/---
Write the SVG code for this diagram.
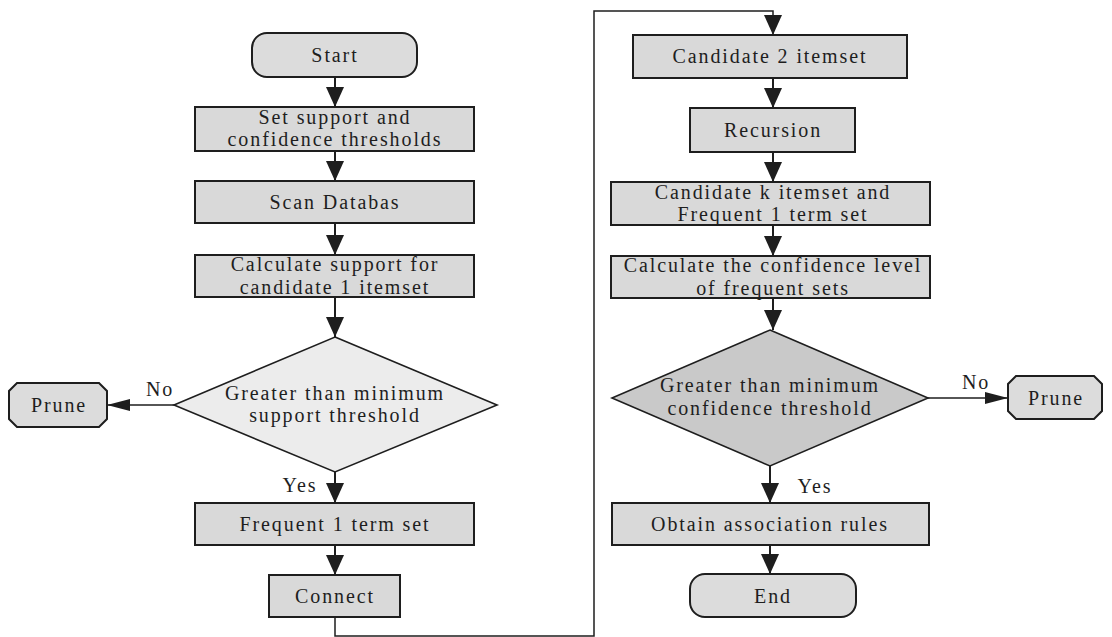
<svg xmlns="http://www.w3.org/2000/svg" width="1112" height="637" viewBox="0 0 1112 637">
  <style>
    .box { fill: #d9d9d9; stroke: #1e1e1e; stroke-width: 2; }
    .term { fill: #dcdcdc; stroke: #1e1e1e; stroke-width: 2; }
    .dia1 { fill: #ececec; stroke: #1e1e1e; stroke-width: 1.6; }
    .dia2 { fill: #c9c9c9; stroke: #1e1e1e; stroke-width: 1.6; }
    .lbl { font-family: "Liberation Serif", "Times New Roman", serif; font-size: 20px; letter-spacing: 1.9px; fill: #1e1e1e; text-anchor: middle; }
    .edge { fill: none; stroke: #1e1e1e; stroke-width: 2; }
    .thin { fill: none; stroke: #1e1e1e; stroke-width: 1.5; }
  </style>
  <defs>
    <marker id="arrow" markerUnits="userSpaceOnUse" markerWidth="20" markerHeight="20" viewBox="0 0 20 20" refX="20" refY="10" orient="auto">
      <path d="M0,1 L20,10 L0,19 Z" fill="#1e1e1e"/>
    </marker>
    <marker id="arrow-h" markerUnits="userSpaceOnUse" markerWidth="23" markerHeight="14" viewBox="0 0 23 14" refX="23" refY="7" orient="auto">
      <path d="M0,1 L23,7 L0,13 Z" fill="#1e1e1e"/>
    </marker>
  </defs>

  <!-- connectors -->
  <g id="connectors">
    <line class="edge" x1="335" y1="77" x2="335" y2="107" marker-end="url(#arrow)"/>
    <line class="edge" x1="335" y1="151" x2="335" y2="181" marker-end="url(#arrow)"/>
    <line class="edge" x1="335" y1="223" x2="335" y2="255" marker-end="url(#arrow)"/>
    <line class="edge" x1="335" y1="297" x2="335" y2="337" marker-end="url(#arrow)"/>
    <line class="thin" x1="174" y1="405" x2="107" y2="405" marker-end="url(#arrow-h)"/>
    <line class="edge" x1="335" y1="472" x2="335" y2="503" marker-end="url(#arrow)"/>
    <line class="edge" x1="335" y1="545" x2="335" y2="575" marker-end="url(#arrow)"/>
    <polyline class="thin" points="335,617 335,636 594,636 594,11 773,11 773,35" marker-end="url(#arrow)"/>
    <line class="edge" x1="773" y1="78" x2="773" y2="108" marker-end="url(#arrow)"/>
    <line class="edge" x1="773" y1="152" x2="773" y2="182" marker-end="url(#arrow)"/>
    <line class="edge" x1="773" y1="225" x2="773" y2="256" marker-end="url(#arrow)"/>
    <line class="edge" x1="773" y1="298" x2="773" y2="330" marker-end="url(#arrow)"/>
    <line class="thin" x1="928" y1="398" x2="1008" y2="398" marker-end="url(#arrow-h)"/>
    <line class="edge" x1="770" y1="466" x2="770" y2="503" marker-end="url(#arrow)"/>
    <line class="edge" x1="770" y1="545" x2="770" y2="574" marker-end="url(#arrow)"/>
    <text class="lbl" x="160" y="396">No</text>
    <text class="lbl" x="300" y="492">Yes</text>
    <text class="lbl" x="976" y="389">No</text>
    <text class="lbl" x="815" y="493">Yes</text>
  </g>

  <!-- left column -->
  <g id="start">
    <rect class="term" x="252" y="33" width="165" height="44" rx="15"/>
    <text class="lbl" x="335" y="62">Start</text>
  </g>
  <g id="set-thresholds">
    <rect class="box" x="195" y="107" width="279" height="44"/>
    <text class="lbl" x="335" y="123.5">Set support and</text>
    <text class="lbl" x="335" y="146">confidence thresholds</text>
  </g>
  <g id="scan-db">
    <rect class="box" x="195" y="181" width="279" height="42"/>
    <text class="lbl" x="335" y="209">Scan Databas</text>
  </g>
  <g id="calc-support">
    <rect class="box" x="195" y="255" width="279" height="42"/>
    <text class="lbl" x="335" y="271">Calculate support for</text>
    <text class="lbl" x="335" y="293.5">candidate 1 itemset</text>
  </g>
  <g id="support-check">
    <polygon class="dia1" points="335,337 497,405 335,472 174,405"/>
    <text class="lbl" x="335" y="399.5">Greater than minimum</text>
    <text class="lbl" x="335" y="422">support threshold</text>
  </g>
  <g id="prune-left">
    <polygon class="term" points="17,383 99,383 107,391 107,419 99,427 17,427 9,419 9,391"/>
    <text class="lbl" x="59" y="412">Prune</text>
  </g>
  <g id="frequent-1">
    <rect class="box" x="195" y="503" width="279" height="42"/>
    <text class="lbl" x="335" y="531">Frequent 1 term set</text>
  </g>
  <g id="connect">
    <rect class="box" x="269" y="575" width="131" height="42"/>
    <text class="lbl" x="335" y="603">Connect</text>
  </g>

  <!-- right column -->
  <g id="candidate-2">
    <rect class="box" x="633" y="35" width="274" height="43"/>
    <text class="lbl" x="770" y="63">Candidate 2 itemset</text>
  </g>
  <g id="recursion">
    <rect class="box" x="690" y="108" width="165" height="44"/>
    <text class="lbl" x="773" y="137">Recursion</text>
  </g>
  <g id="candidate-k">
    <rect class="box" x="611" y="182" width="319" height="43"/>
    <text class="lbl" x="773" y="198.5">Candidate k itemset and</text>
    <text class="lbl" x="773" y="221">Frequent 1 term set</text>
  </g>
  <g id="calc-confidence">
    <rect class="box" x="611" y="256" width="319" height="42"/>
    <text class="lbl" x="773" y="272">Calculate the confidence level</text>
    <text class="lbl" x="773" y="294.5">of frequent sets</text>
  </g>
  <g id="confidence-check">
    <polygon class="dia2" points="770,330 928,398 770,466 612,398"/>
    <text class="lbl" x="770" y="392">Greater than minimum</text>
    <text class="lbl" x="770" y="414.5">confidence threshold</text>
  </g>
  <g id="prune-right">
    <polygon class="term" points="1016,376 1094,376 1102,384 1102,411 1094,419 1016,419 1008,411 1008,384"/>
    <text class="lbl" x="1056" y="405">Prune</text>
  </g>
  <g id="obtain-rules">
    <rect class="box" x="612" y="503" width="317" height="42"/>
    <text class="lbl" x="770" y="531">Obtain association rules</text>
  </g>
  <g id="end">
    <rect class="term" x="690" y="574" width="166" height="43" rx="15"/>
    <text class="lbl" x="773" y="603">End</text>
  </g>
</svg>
\---
• [EXERCISE INSTRUCTIONS] Print out the whole of the material word for word, without pictures.

• [SOLUTION TO THIS TASK]
Write the SVG code for this diagram.
<svg xmlns="http://www.w3.org/2000/svg" width="1112" height="637" viewBox="0 0 1112 637">
  <style>
    .box { fill: #d9d9d9; stroke: #1e1e1e; stroke-width: 2; }
    .term { fill: #dcdcdc; stroke: #1e1e1e; stroke-width: 2; }
    .dia1 { fill: #ececec; stroke: #1e1e1e; stroke-width: 1.6; }
    .dia2 { fill: #c9c9c9; stroke: #1e1e1e; stroke-width: 1.6; }
    .lbl { font-family: "Liberation Serif", "Times New Roman", serif; font-size: 20px; letter-spacing: 1.9px; fill: #1e1e1e; text-anchor: middle; }
    .edge { fill: none; stroke: #1e1e1e; stroke-width: 2; }
    .thin { fill: none; stroke: #1e1e1e; stroke-width: 1.5; }
  </style>
  <defs>
    <marker id="arrow" markerUnits="userSpaceOnUse" markerWidth="20" markerHeight="20" viewBox="0 0 20 20" refX="20" refY="10" orient="auto">
      <path d="M0,1 L20,10 L0,19 Z" fill="#1e1e1e"/>
    </marker>
    <marker id="arrow-h" markerUnits="userSpaceOnUse" markerWidth="23" markerHeight="14" viewBox="0 0 23 14" refX="23" refY="7" orient="auto">
      <path d="M0,1 L23,7 L0,13 Z" fill="#1e1e1e"/>
    </marker>
  </defs>

  <!-- connectors -->
  <g id="connectors">
    <line class="edge" x1="335" y1="77" x2="335" y2="107" marker-end="url(#arrow)"/>
    <line class="edge" x1="335" y1="151" x2="335" y2="181" marker-end="url(#arrow)"/>
    <line class="edge" x1="335" y1="223" x2="335" y2="255" marker-end="url(#arrow)"/>
    <line class="edge" x1="335" y1="297" x2="335" y2="337" marker-end="url(#arrow)"/>
    <line class="thin" x1="174" y1="405" x2="107" y2="405" marker-end="url(#arrow-h)"/>
    <line class="edge" x1="335" y1="472" x2="335" y2="503" marker-end="url(#arrow)"/>
    <line class="edge" x1="335" y1="545" x2="335" y2="575" marker-end="url(#arrow)"/>
    <polyline class="thin" points="335,617 335,636 594,636 594,11 773,11 773,35" marker-end="url(#arrow)"/>
    <line class="edge" x1="773" y1="78" x2="773" y2="108" marker-end="url(#arrow)"/>
    <line class="edge" x1="773" y1="152" x2="773" y2="182" marker-end="url(#arrow)"/>
    <line class="edge" x1="773" y1="225" x2="773" y2="256" marker-end="url(#arrow)"/>
    <line class="edge" x1="773" y1="298" x2="773" y2="330" marker-end="url(#arrow)"/>
    <line class="thin" x1="928" y1="398" x2="1008" y2="398" marker-end="url(#arrow-h)"/>
    <line class="edge" x1="770" y1="466" x2="770" y2="503" marker-end="url(#arrow)"/>
    <line class="edge" x1="770" y1="545" x2="770" y2="574" marker-end="url(#arrow)"/>
    <text class="lbl" x="160" y="396">No</text>
    <text class="lbl" x="300" y="492">Yes</text>
    <text class="lbl" x="976" y="389">No</text>
    <text class="lbl" x="815" y="493">Yes</text>
  </g>

  <!-- left column -->
  <g id="start">
    <rect class="term" x="252" y="33" width="165" height="44" rx="15"/>
    <text class="lbl" x="335" y="62">Start</text>
  </g>
  <g id="set-thresholds">
    <rect class="box" x="195" y="107" width="279" height="44"/>
    <text class="lbl" x="335" y="123.5">Set support and</text>
    <text class="lbl" x="335" y="146">confidence thresholds</text>
  </g>
  <g id="scan-db">
    <rect class="box" x="195" y="181" width="279" height="42"/>
    <text class="lbl" x="335" y="209">Scan Databas</text>
  </g>
  <g id="calc-support">
    <rect class="box" x="195" y="255" width="279" height="42"/>
    <text class="lbl" x="335" y="271">Calculate support for</text>
    <text class="lbl" x="335" y="293.5">candidate 1 itemset</text>
  </g>
  <g id="support-check">
    <polygon class="dia1" points="335,337 497,405 335,472 174,405"/>
    <text class="lbl" x="335" y="399.5">Greater than minimum</text>
    <text class="lbl" x="335" y="422">support threshold</text>
  </g>
  <g id="prune-left">
    <polygon class="term" points="17,383 99,383 107,391 107,419 99,427 17,427 9,419 9,391"/>
    <text class="lbl" x="59" y="412">Prune</text>
  </g>
  <g id="frequent-1">
    <rect class="box" x="195" y="503" width="279" height="42"/>
    <text class="lbl" x="335" y="531">Frequent 1 term set</text>
  </g>
  <g id="connect">
    <rect class="box" x="269" y="575" width="131" height="42"/>
    <text class="lbl" x="335" y="603">Connect</text>
  </g>

  <!-- right column -->
  <g id="candidate-2">
    <rect class="box" x="633" y="35" width="274" height="43"/>
    <text class="lbl" x="770" y="63">Candidate 2 itemset</text>
  </g>
  <g id="recursion">
    <rect class="box" x="690" y="108" width="165" height="44"/>
    <text class="lbl" x="773" y="137">Recursion</text>
  </g>
  <g id="candidate-k">
    <rect class="box" x="611" y="182" width="319" height="43"/>
    <text class="lbl" x="773" y="198.5">Candidate k itemset and</text>
    <text class="lbl" x="773" y="221">Frequent 1 term set</text>
  </g>
  <g id="calc-confidence">
    <rect class="box" x="611" y="256" width="319" height="42"/>
    <text class="lbl" x="773" y="272">Calculate the confidence level</text>
    <text class="lbl" x="773" y="294.5">of frequent sets</text>
  </g>
  <g id="confidence-check">
    <polygon class="dia2" points="770,330 928,398 770,466 612,398"/>
    <text class="lbl" x="770" y="392">Greater than minimum</text>
    <text class="lbl" x="770" y="414.5">confidence threshold</text>
  </g>
  <g id="prune-right">
    <polygon class="term" points="1016,376 1094,376 1102,384 1102,411 1094,419 1016,419 1008,411 1008,384"/>
    <text class="lbl" x="1056" y="405">Prune</text>
  </g>
  <g id="obtain-rules">
    <rect class="box" x="612" y="503" width="317" height="42"/>
    <text class="lbl" x="770" y="531">Obtain association rules</text>
  </g>
  <g id="end">
    <rect class="term" x="690" y="574" width="166" height="43" rx="15"/>
    <text class="lbl" x="773" y="603">End</text>
  </g>
</svg>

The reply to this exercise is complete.